Normalizer¶
yohou.preprocessing.sklearn_wrappers.Normalizer
¶
Bases: SklearnTransformer
Normalize samples individually to unit norm.
Each sample (i.e. each row of the data matrix) with at least one non-zero component is rescaled independently of other samples so that its norm (l1, l2 or max) equals one.
This normalizer can be useful as a preprocessing step for classifiers or other algorithms that rely on the angle between vectors, such as cosine similarity for document classification.

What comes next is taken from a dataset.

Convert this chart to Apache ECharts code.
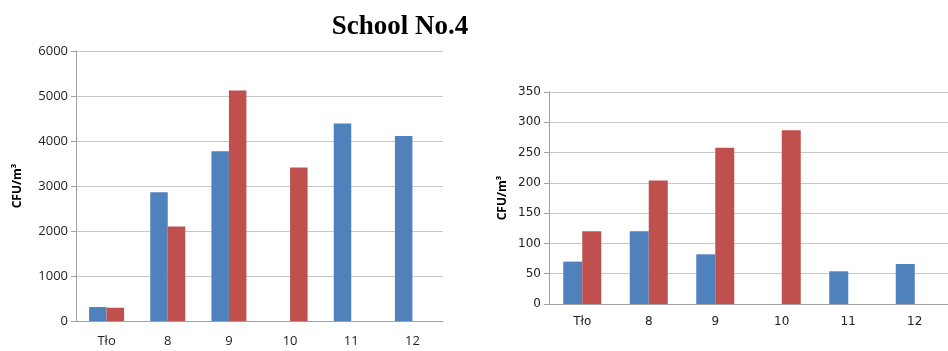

This is a Yohou wrapper that preserves the polars DataFrame structure and "time" column.
Parameters¶
| Name | Type | Description | Default |
|---|---|---|---|
norm
|
('l1', 'l2', 'max')
|
The norm to use to normalize each non zero sample. If norm='max' is used, values will be rescaled by the maximum of the absolute values. |
'l1'
|
Attributes¶
| Name | Type | Description |
|---|---|---|
instance_ |
Normalizer
|
The fitted sklearn Normalizer instance. |
Examples¶
>>> import polars as pl
>>> from datetime import datetime
>>> from yohou.preprocessing import Normalizer
>>> X = pl.DataFrame({
... "time": [datetime(2024, 1, i) for i in range(1, 4)],
... "a": [1.0, 2.0, 3.0],
... "b": [2.0, 4.0, 6.0],
... })
>>> normalizer = Normalizer(norm="l2")
>>> normalizer.fit(X)
Normalizer(...)
>>> X_norm = normalizer.transform(X)
>>> # Each row normalized to unit L2 norm
>>> "time" in X_norm.columns
True
See Also¶
StandardScaler: Standardize features by removing mean and scaling to unit variance.